Being a henna artist, I have always enjoyed the beauty of art and making everyone feel beautiful and confident. I was first introduced to henna while I grew up in India. I grew up seeing how henna played a significant role within my community. As a little girl, I always did henna on my friends. As I moved to the United States, I felt distant from my culture. I missed those moments when my friends and I used to do henna on each other and that’s when I started practicing henna on myself. As a self-taught artist, it wasn’t always easy. Henna requires the art of creativity and freestyling. I grew up seeing the art of henna. While I always enjoyed having it on my skin, I wanted to give that experience to others. Henna is much more than just a design. It is an artwork that becomes part of our body. As the ink leaves a beautiful stain, it brings great pleasure to the roots of the skin as it shines and makes the art seen.
The art of henna, also called mehndi, has been practiced in India, Pakistan, and the Middle East for many years. Henna is mainly used during special occasions such as weddings, cultural festivals. It was originally used for its cooling properties. You’d be surprised that henna, a temporary tattoo, is made from leaves. I prefer doing henna in summertime as henna usually brings coolness to the skin. The dye molecule that stains is called Lawsone which leaves an orange color stain. The henna is first applied and then left to dry. Once it dries, it pills off easily which usually takes between 30 minutes to an hour. If it is organic henna, it usually brings out a bright light orange color. It starts darkening within a day or two. It is beautiful to see the color transformation through seeing the colors of henna.
The smell of henna is strong and while when I first started doing henna, I was constantly reminded of how the smell wasn’t pleasant. I am now proud to be spreading my cultural roots by expressing my culture through henna. I loved the smell of henna and I still do. For some, it might not be the same experience and that is ok. However, it is not ok to disrespect and comment harshly on someone who has just started out their journey in the art space. It is important to be mindful in understanding and respecting each other’s cultural values. As humans, we deserve to have a space where we can express our talents and interests without having everyone question them.
For some henna might just be a tattoo, but for others, it is an accessory they wear that gives them confidence. I often get asked if henna is for every skin tone. Henna is a dye that is derived from dried leaves of the henna shrub (Lawsonia inermis). Henna is for everyone as it leaves stains on every skin tone. I try my best to be expressive in my henna designs by asking my clients if they would like to include a specific design or name or initials. Over my experiences, I have come to learn that I work best as a freestyle artist as I get to showcase my creativity while adding the essence of others’ expressiveness. One of my favorite parts while I do henna for others is I get to build authentic relationships with them. I enjoy learning their story and educating them about henna and about my culture. And it makes me happy to be getting to meet beautiful individuals and learn about their own cultural history and passion.

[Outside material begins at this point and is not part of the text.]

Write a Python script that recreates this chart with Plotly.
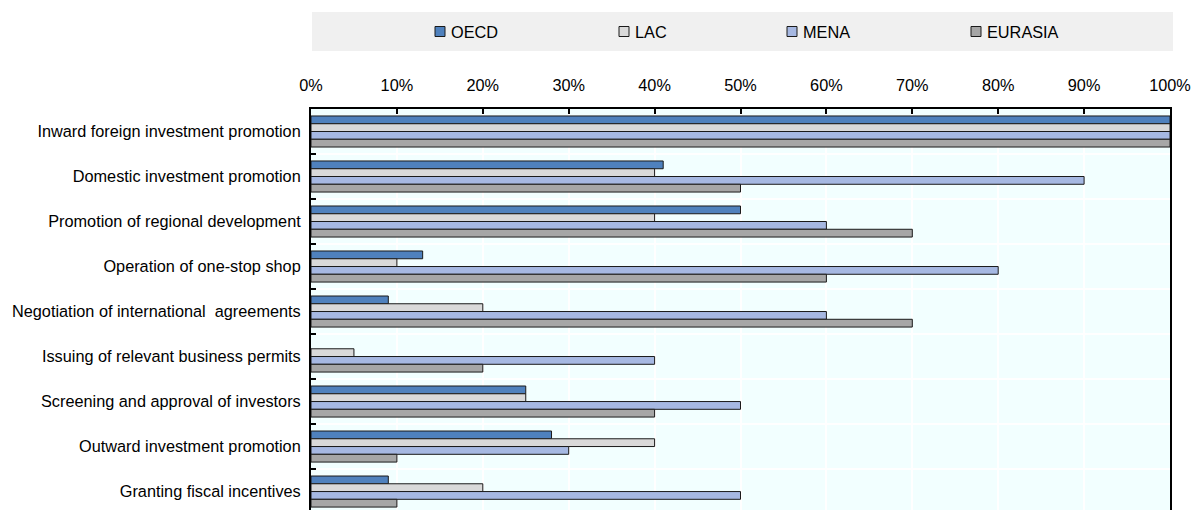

When I do henna on my cousin and relatives, I usually like to give them henna on the last day I see them as I want them to remember me when I am gone. Henna usually fades between 1-2 weeks. As a henna artist, it is important for me to use products that are clean and therefore I always use organic henna that I get from India. It brings out the perfect color and makes my client see what true henna looks like.
Henna was mainly used in celebration for special occasions. However, I found myself doing henna in my spare time. I enjoyed creating original designs. My signature design is little avocados that I draw on couples or friends in which the avocados are holding hands together. I find that really charming. I have learned that I feel most creative when I get to incorporate my freestyle and try to combine my client’s preferences into my art. My henna comes with authenticity and its cultural values make me feel closer to home.
Henna has also taught me the importance of patience. It took me many years to be where I am right now with my henna journey. I still have a long way to go. But I appreciate the times when I got to learn and grow within my creative space. Because I am right-handed, I can only draw henna on my left hand. However, this picture above shows my first time attempting to do henna with my left hand, and let me tell you I have never been more proud. I never knew as a right-handed individual, I have become so close to doing henna that I can also do henna with my left hand as well. If I never tried, I would have never known my ability to see such accomplishment that I get to feel.
If you have a talent or a desire, don’t hesitate. Learn to cherish the small wins and take failures as an opportunity to grow yourself. I encourage you to keep doing what makes you feel the most creative. You will realize that it was never doing it the right way or being appreciated by others but it was simply realizing to love your art for what it brings: love, beauty, and confidence. And how it makes you feel. For me, henna brings me joy. It makes me happy to see my clients feel beautiful and confident being in their own skin. It fills my heart.
I want to end with a quote that resonates with my experience with doing henna.
“She never looked nice. She looked like art, and art wasn’t supposed to look nice; it was supposed to make you feel something.”